How many lines hold the string "this"? Reply with the number alone.

--- Material provided ---
----
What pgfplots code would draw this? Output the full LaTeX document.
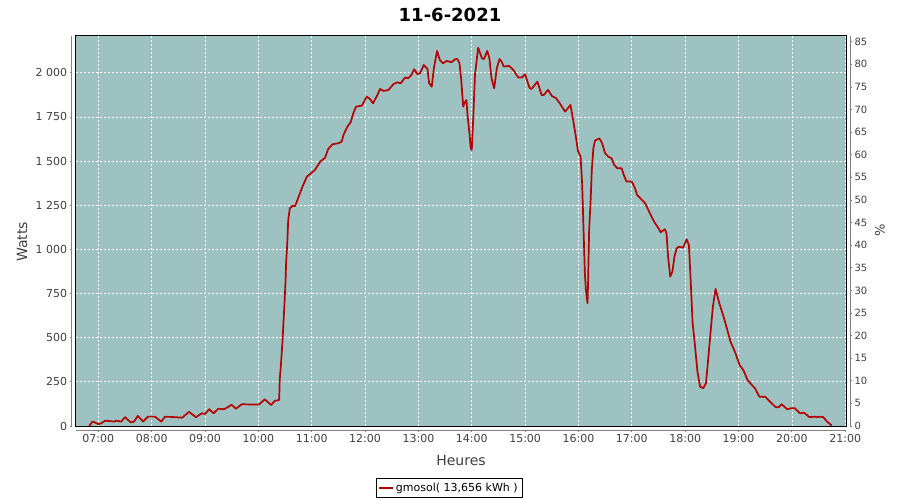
----
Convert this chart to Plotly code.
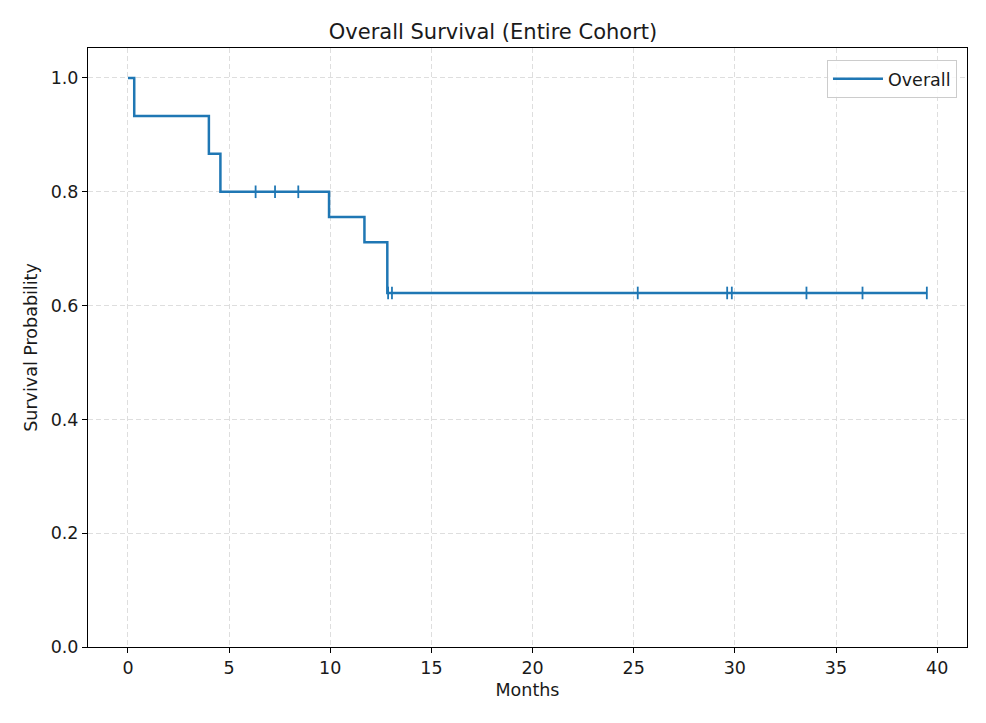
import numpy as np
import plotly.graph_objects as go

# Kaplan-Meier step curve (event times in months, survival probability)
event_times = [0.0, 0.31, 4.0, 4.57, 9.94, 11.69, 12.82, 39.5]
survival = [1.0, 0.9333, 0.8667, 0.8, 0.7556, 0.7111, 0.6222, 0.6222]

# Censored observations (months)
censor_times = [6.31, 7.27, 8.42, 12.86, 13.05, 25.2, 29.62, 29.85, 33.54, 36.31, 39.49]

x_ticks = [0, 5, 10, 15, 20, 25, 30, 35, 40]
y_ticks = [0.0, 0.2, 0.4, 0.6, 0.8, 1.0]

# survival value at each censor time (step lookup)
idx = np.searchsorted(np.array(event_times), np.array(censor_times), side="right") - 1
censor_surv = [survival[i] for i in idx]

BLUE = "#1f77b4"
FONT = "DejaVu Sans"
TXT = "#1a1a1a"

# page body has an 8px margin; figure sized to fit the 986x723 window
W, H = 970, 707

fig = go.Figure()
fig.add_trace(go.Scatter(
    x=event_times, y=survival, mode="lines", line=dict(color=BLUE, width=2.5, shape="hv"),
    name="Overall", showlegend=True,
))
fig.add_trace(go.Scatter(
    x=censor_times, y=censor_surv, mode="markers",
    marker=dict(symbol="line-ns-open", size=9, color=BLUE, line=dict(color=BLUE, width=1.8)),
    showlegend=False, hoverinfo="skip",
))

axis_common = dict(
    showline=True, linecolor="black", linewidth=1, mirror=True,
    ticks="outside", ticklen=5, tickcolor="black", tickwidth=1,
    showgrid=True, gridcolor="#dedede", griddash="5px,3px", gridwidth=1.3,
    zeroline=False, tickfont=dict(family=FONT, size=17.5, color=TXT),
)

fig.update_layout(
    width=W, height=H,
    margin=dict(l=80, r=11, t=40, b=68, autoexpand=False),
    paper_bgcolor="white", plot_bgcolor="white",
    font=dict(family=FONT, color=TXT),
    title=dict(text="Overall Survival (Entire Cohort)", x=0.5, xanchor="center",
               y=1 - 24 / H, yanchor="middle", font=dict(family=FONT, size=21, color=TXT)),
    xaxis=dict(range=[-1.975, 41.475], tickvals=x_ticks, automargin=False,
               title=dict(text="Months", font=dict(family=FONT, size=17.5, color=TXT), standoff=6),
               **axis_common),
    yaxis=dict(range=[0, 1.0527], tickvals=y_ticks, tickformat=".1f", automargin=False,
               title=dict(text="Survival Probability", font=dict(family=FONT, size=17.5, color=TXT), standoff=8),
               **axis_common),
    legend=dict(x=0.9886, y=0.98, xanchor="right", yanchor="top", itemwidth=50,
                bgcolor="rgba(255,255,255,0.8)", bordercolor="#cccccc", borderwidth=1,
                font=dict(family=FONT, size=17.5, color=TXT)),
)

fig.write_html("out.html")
----
--- Exercise answer ---
2